- _STATED GOAL_: Go through the material and write it all out exactly, minus the pictures.

- _SOURCE EXCERPT_:
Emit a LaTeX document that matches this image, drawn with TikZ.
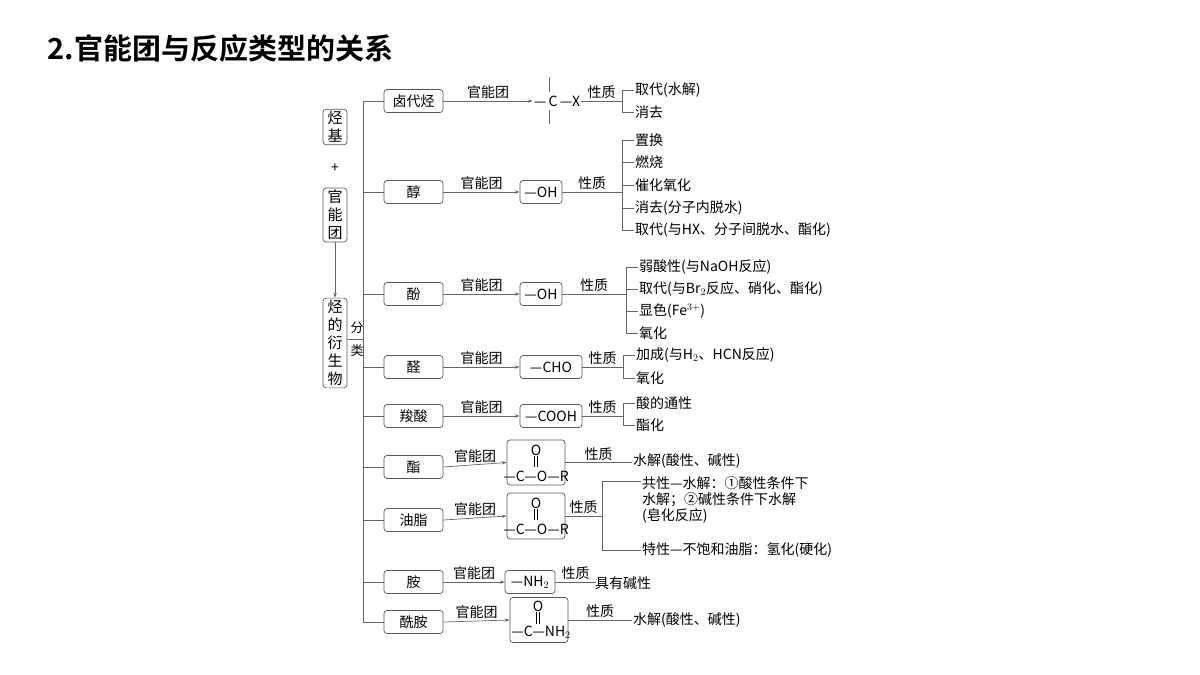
\documentclass[tikz,border=0pt]{standalone}
\usepackage{fontspec}
\setmainfont{Noto Sans CJK SC}[BoldFont={Noto Sans CJK SC Bold}]
\usetikzlibrary{arrows.meta,positioning}
\tikzset{
  box/.style={draw=black!65,rounded corners=3pt,line width=0.7pt,inner sep=2pt,minimum height=23pt,font=\fontsize{14}{16}\selectfont},
  vbox/.style={box,minimum width=24pt,align=center,font=\fontsize{15}{18}\selectfont},
  lbl/.style={font=\fontsize{14}{16}\selectfont,inner sep=1pt},
  conn/.style={draw=black!60,line width=0.7pt},
  arr/.style={conn,-{Stealth[length=5pt,width=3.5pt]}},
}
\begin{document}
\begin{tikzpicture}[x=1pt,y=-1pt]
  \useasboundingbox (0,0) rectangle (1200,675);
  \node[anchor=west,font=\fontsize{29}{32}\selectfont\bfseries] (title) at (44,48) {2.官能团与反应类型的关系};
  % left column
  \node[vbox] (tj) at (335,127) {烃\\基};
  \node[lbl] (plus) at (335,168) {+};
  \node[vbox] (gnt) at (335,215) {官\\能\\团};
  \node[vbox] (ysw) at (335,343) {烃\\的\\衍\\生\\物};
  \draw[arr] (gnt.south) -- (ysw.north);
  \node[lbl,font=\fontsize{13}{15}\selectfont] (fen) at (357,328) {分};
  \node[lbl,font=\fontsize{13}{15}\selectfont] (lei) at (357,351) {类};
  \coordinate (trunk) at (363,339);
  \draw[conn] (ysw.east |- trunk) -- (trunk);
  \draw[conn] (363,101) -- (363,622);
  % classes
  \foreach \n/\t/\y in {c1/卤代烃/101,c2/醇/192,c3/酚/294,c4/醛/367,c5/羧酸/416,c6/酯/467,c7/油脂/520,c8/胺/582,c9/酰胺/622}{
    \node[box,minimum width=59pt] (\n) at (413.5,\y) {\t};
    \draw[conn] (363,\y) -- (\n.west);
  }
  % functional groups
  \node[lbl] (f1) at (557,101) {—\,C\,—X};
  \draw[conn] (549,77) -- (549,92) (549,110) -- (549,124);
  \node[box,minimum width=42pt] (f2) at (541,192) {—OH};
  \node[box,minimum width=42pt] (f3) at (541,294) {—OH};
  \node[box,minimum width=62pt] (f4) at (551,367) {—CHO};
  \node[box,minimum width=62pt] (f5) at (551,416) {—COOH};
  \node[box,minimum width=58pt,minimum height=45pt] (f6) at (536,462.5) {};
  \node[box,minimum width=58pt,minimum height=46pt] (f7) at (536,516) {};
  \node[box,minimum width=50pt] (f8) at (530,582) {—NH$_2$};
  \node[box,minimum width=58pt,minimum height=45pt] (f9) at (539,620) {};
  \foreach \b/\dy in {f6/0,f7/53}{
    \node[lbl] at (536,450+\dy) {O};
    \draw[line width=0.5pt] (534.5,456+\dy) -- (534.5,467+\dy) (537.5,456+\dy) -- (537.5,467+\dy);
    \node[lbl] at (536,476+\dy) {—C—O—R};
  }
  \node[lbl] at (538,606) {O};
  \draw[line width=0.5pt] (536.5,612) -- (536.5,624) (539.5,612) -- (539.5,624);
  \node[lbl] at (541,632) {—C—NH$_2$};
  \foreach \i in {1,...,9}{
    \draw[arr] (c\i.east) -- node[lbl,above=1pt] {官能团} (f\i.west);
  }
  % properties
  \foreach \f/\x in {f1/622,f2/622,f3/626,f4/623,f5/623,f6/632,f7/602,f8/596,f9/632}{
    \draw[conn] (\f.east) -- node[lbl,above=1pt] {性质} (\x,0 |- \f.east);
  }
  \foreach \t/\x/\y [count=\k] in {取代(水解)/622/90,消去/622/112,
      置换/622/140,燃烧/622/162,催化氧化/622/185,消去(分子内脱水)/622/208,取代(与HX、分子间脱水、酯化)/622/230,
      弱酸性(与NaOH反应)/626/267,取代(与Br$_2$反应、硝化、酯化)/626/289,显色(Fe$^{3+}$)/626/311,氧化/626/333,
      加成(与H$_2$、HCN反应)/623/355,氧化/623/378,酸的通性/623/403,酯化/623/425}{
    \node[lbl,anchor=west] (p\k) at (\x+12,\y) {\t};
    \draw[conn] (p\k.west) -- (\x,\y);
  }
  \draw[conn] (622,90) -- (622,112) (622,140) -- (622,230) (626,267) -- (626,333) (623,355) -- (623,378) (623,403) -- (623,425);
  \node[lbl,anchor=west] (q1) at (632,461) {水解(酸性、碱性)};
  \node[lbl,anchor=west,align=left] (q2) at (641,500) {共性—水解：①酸性条件下\\水解；②碱性条件下水解\\(皂化反应)};
  \node[lbl,anchor=west] (q3) at (641,550) {特性—不饱和油脂：氢化(硬化)};
  \draw[conn] (q2.west |- 0,481) -- (602,481) -- (602,550) -- (q3.west);
  \node[lbl,anchor=west] (q4) at (594,583) {具有碱性};
  \node[lbl,anchor=west] (q5) at (632,620) {水解(酸性、碱性)};
\end{tikzpicture}
\end{document}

- _EXPECTED ANSWER_:
Emit a LaTeX document that matches this image, drawn with TikZ.
\documentclass[tikz,border=0pt]{standalone}
\usepackage{fontspec}
\setmainfont{Noto Sans CJK SC}[BoldFont={Noto Sans CJK SC Bold}]
\usetikzlibrary{arrows.meta,positioning}
\tikzset{
  box/.style={draw=black!65,rounded corners=3pt,line width=0.7pt,inner sep=2pt,minimum height=23pt,font=\fontsize{14}{16}\selectfont},
  vbox/.style={box,minimum width=24pt,align=center,font=\fontsize{15}{18}\selectfont},
  lbl/.style={font=\fontsize{14}{16}\selectfont,inner sep=1pt},
  conn/.style={draw=black!60,line width=0.7pt},
  arr/.style={conn,-{Stealth[length=5pt,width=3.5pt]}},
}
\begin{document}
\begin{tikzpicture}[x=1pt,y=-1pt]
  \useasboundingbox (0,0) rectangle (1200,675);
  \node[anchor=west,font=\fontsize{29}{32}\selectfont\bfseries] (title) at (44,48) {2.官能团与反应类型的关系};
  % left column
  \node[vbox] (tj) at (335,127) {烃\\基};
  \node[lbl] (plus) at (335,168) {+};
  \node[vbox] (gnt) at (335,215) {官\\能\\团};
  \node[vbox] (ysw) at (335,343) {烃\\的\\衍\\生\\物};
  \draw[arr] (gnt.south) -- (ysw.north);
  \node[lbl,font=\fontsize{13}{15}\selectfont] (fen) at (357,328) {分};
  \node[lbl,font=\fontsize{13}{15}\selectfont] (lei) at (357,351) {类};
  \coordinate (trunk) at (363,339);
  \draw[conn] (ysw.east |- trunk) -- (trunk);
  \draw[conn] (363,101) -- (363,622);
  % classes
  \foreach \n/\t/\y in {c1/卤代烃/101,c2/醇/192,c3/酚/294,c4/醛/367,c5/羧酸/416,c6/酯/467,c7/油脂/520,c8/胺/582,c9/酰胺/622}{
    \node[box,minimum width=59pt] (\n) at (413.5,\y) {\t};
    \draw[conn] (363,\y) -- (\n.west);
  }
  % functional groups
  \node[lbl] (f1) at (557,101) {—\,C\,—X};
  \draw[conn] (549,77) -- (549,92) (549,110) -- (549,124);
  \node[box,minimum width=42pt] (f2) at (541,192) {—OH};
  \node[box,minimum width=42pt] (f3) at (541,294) {—OH};
  \node[box,minimum width=62pt] (f4) at (551,367) {—CHO};
  \node[box,minimum width=62pt] (f5) at (551,416) {—COOH};
  \node[box,minimum width=58pt,minimum height=45pt] (f6) at (536,462.5) {};
  \node[box,minimum width=58pt,minimum height=46pt] (f7) at (536,516) {};
  \node[box,minimum width=50pt] (f8) at (530,582) {—NH$_2$};
  \node[box,minimum width=58pt,minimum height=45pt] (f9) at (539,620) {};
  \foreach \b/\dy in {f6/0,f7/53}{
    \node[lbl] at (536,450+\dy) {O};
    \draw[line width=0.5pt] (534.5,456+\dy) -- (534.5,467+\dy) (537.5,456+\dy) -- (537.5,467+\dy);
    \node[lbl] at (536,476+\dy) {—C—O—R};
  }
  \node[lbl] at (538,606) {O};
  \draw[line width=0.5pt] (536.5,612) -- (536.5,624) (539.5,612) -- (539.5,624);
  \node[lbl] at (541,632) {—C—NH$_2$};
  \foreach \i in {1,...,9}{
    \draw[arr] (c\i.east) -- node[lbl,above=1pt] {官能团} (f\i.west);
  }
  % properties
  \foreach \f/\x in {f1/622,f2/622,f3/626,f4/623,f5/623,f6/632,f7/602,f8/596,f9/632}{
    \draw[conn] (\f.east) -- node[lbl,above=1pt] {性质} (\x,0 |- \f.east);
  }
  \foreach \t/\x/\y [count=\k] in {取代(水解)/622/90,消去/622/112,
      置换/622/140,燃烧/622/162,催化氧化/622/185,消去(分子内脱水)/622/208,取代(与HX、分子间脱水、酯化)/622/230,
      弱酸性(与NaOH反应)/626/267,取代(与Br$_2$反应、硝化、酯化)/626/289,显色(Fe$^{3+}$)/626/311,氧化/626/333,
      加成(与H$_2$、HCN反应)/623/355,氧化/623/378,酸的通性/623/403,酯化/623/425}{
    \node[lbl,anchor=west] (p\k) at (\x+12,\y) {\t};
    \draw[conn] (p\k.west) -- (\x,\y);
  }
  \draw[conn] (622,90) -- (622,112) (622,140) -- (622,230) (626,267) -- (626,333) (623,355) -- (623,378) (623,403) -- (623,425);
  \node[lbl,anchor=west] (q1) at (632,461) {水解(酸性、碱性)};
  \node[lbl,anchor=west,align=left] (q2) at (641,500) {共性—水解：①酸性条件下\\水解；②碱性条件下水解\\(皂化反应)};
  \node[lbl,anchor=west] (q3) at (641,550) {特性—不饱和油脂：氢化(硬化)};
  \draw[conn] (q2.west |- 0,481) -- (602,481) -- (602,550) -- (q3.west);
  \node[lbl,anchor=west] (q4) at (594,583) {具有碱性};
  \node[lbl,anchor=west] (q5) at (632,620) {水解(酸性、碱性)};
\end{tikzpicture}
\end{document}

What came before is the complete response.